_Your task:_ Your task is to output the listing word for word, with pictures excluded.

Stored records

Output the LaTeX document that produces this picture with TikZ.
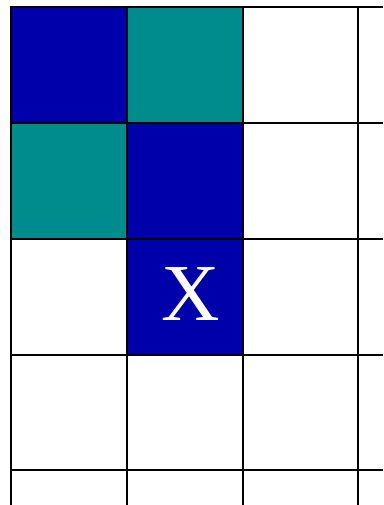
\documentclass[tikz,border=0pt]{standalone}
\usepackage{fontspec}
\setmainfont{Liberation Serif}
\definecolor{cblue}{RGB}{0,0,170}
\definecolor{cteal}{RGB}{0,140,140}
\begin{document}
\begin{tikzpicture}[x=1pt,y=-1pt,
  gridline/.style={draw=black,line width=2pt}]
\useasboundingbox (0,0) rectangle (383,505);
\fill[white] (0,0) rectangle (383,505);
% coloured cells
\fill[cblue] (10.5,7) rectangle (126.5,123);
\fill[cteal] (126.5,7) rectangle (242.5,123);
\fill[cteal] (10.5,123) rectangle (126.5,239);
\fill[cblue] (126.5,123) rectangle (242.5,239);
\fill[cblue] (126.5,239) rectangle (242.5,355);
% grid
\foreach \x in {10.5,126.5,242.5,358}
  \draw[gridline] (\x,6) -- (\x,505);
\foreach \y in {7,123,239,355,470}
  \draw[gridline] (9.5,\y) -- (383,\y);
\node[anchor=base,text=white,inner sep=0pt,font=\fontsize{81}{81}\selectfont] (x) at (190.5,320) {X};
\end{tikzpicture}
\end{document}
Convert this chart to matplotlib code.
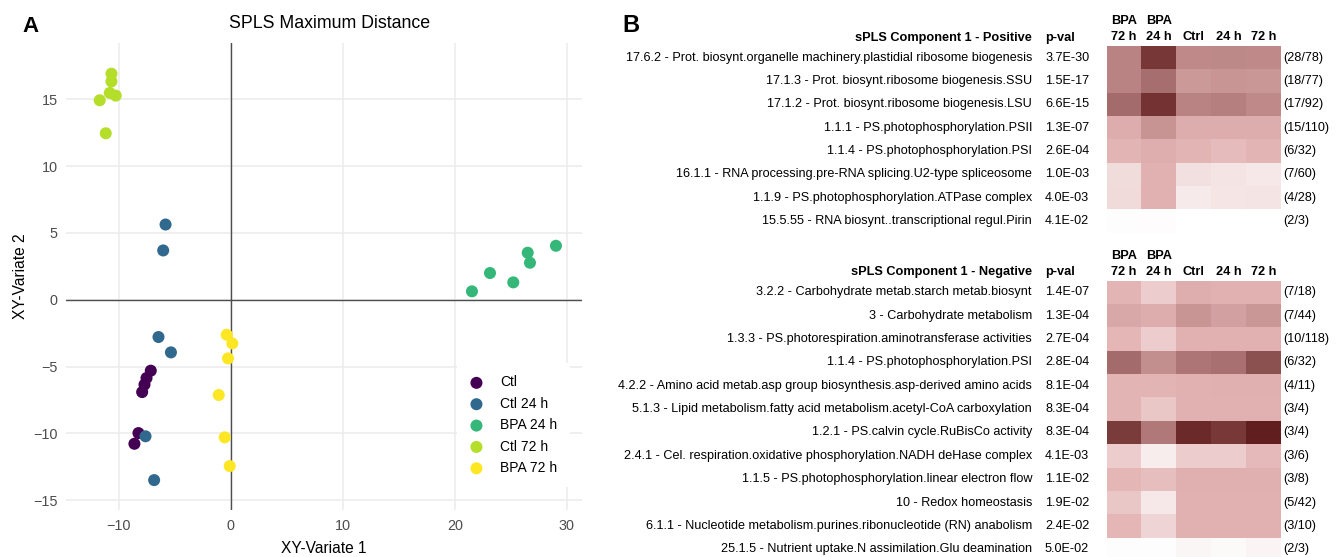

_The response:_
Output the LaTeX document that produces this picture with TikZ.
\documentclass[tikz,border=0pt]{standalone}
\usepackage{fontspec}
\setmainfont{Liberation Serif}
\definecolor{cblue}{RGB}{0,0,170}
\definecolor{cteal}{RGB}{0,140,140}
\begin{document}
\begin{tikzpicture}[x=1pt,y=-1pt,
  gridline/.style={draw=black,line width=2pt}]
\useasboundingbox (0,0) rectangle (383,505);
\fill[white] (0,0) rectangle (383,505);
% coloured cells
\fill[cblue] (10.5,7) rectangle (126.5,123);
\fill[cteal] (126.5,7) rectangle (242.5,123);
\fill[cteal] (10.5,123) rectangle (126.5,239);
\fill[cblue] (126.5,123) rectangle (242.5,239);
\fill[cblue] (126.5,239) rectangle (242.5,355);
% grid
\foreach \x in {10.5,126.5,242.5,358}
  \draw[gridline] (\x,6) -- (\x,505);
\foreach \y in {7,123,239,355,470}
  \draw[gridline] (9.5,\y) -- (383,\y);
\node[anchor=base,text=white,inner sep=0pt,font=\fontsize{81}{81}\selectfont] (x) at (190.5,320) {X};
\end{tikzpicture}
\end{document}
Convert this chart to matplotlib code.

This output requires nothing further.